Griffith Asia Institute Research Seminar: Governing 'climate migration' in Oceania
Griffith Asia Institute Research Seminar: Governing 'climate migration' in Oceania

Principal speaker

Dr Samid Suliman

Despite the looming need to tackle emergent forms of "climate migration' head on, national governments have, heretofore, not acted swiftly or decisively to ensure that such movements occur without the assault on human security that is too often associated with displacement due to social, political, economic and environmental collapse. Furthermore, non-national governance actors (such as international institutions, non-governmental organisations, customary authorities, and civil society activists) have not been able to act decisively in this space. Therefore, there is a need to develop innovative solutions to climate migration in the region. In order do so, however, it is necessary to understand why this issue has not been regarded as a regional priority, and why there is so little agreement about what to do about the movement of people when the seas are already rising. This paper problematizes current "climate migration' governance arrangements in Oceania - or the lack thereof. In doing so, it outlines a proposed study of how ideas about regionalism and mobility - and conflicts between different ideas about regionalism and mobility - are shaping migration governance arrangements in Oceania. This project aims to understand how different ideas about the region (and the role of movement therein) animate different political actors and find expression in different migration governance institutions, not all of which are commensurate. The significance of this project lies in the fact that it is tackling the problem of climate migration in Oceania in terms of both tangible governance arrangements in the region, and the ideas that lie behind them. Drawing together the material and ideational elements of regional climate migration politics is a necessary step in conducting the kind of political research demanded in the Anthropocene, and developing new principles for integrating just and secure "climate mobilities' into regional governance arrangements.

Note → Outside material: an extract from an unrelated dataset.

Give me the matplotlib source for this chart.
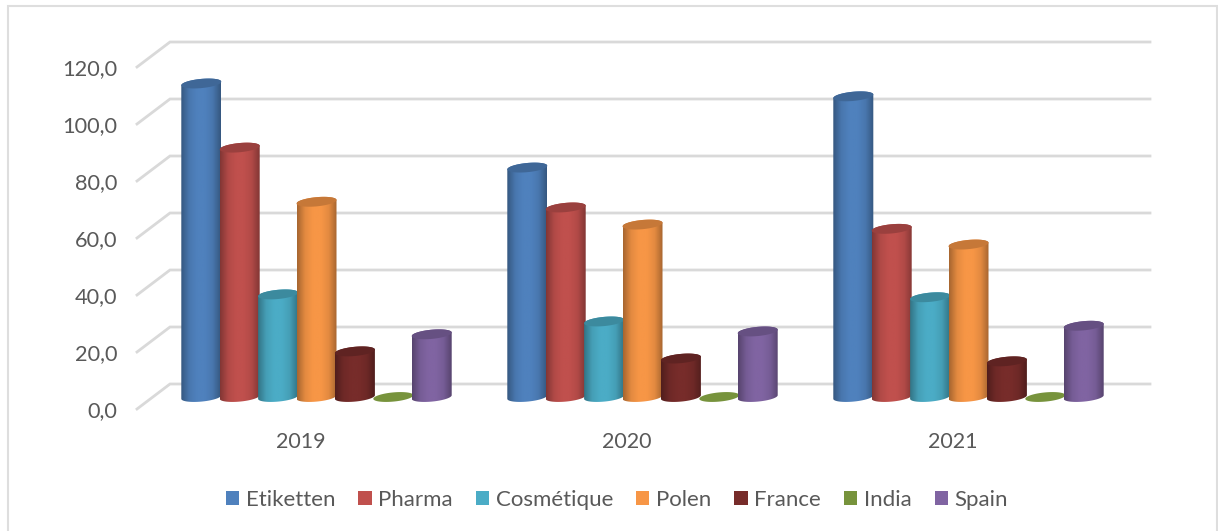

Samid Suliman is Lecturer, Migration and Security in the School of Humanities, Languages and Social Science at Griffith University, Australia. He is also a member of the Griffith Centre for Social and Cultural Research. His work has recently appeared in Review of International Studies, Globalizations and Mobilities. Samid was awarded the Australian Political Studies Association's 2015 Thesis Prize for his doctoral dissertation, 'Migration, Development, and Kinetic Politics'. He is currently researching the governance of "climate migration' in Oceania, the visual politics of (in)secure migrations, and the security-aeromobility nexus (with Kaya Barry). Samid is also interested in theorising the role of movement in world politics.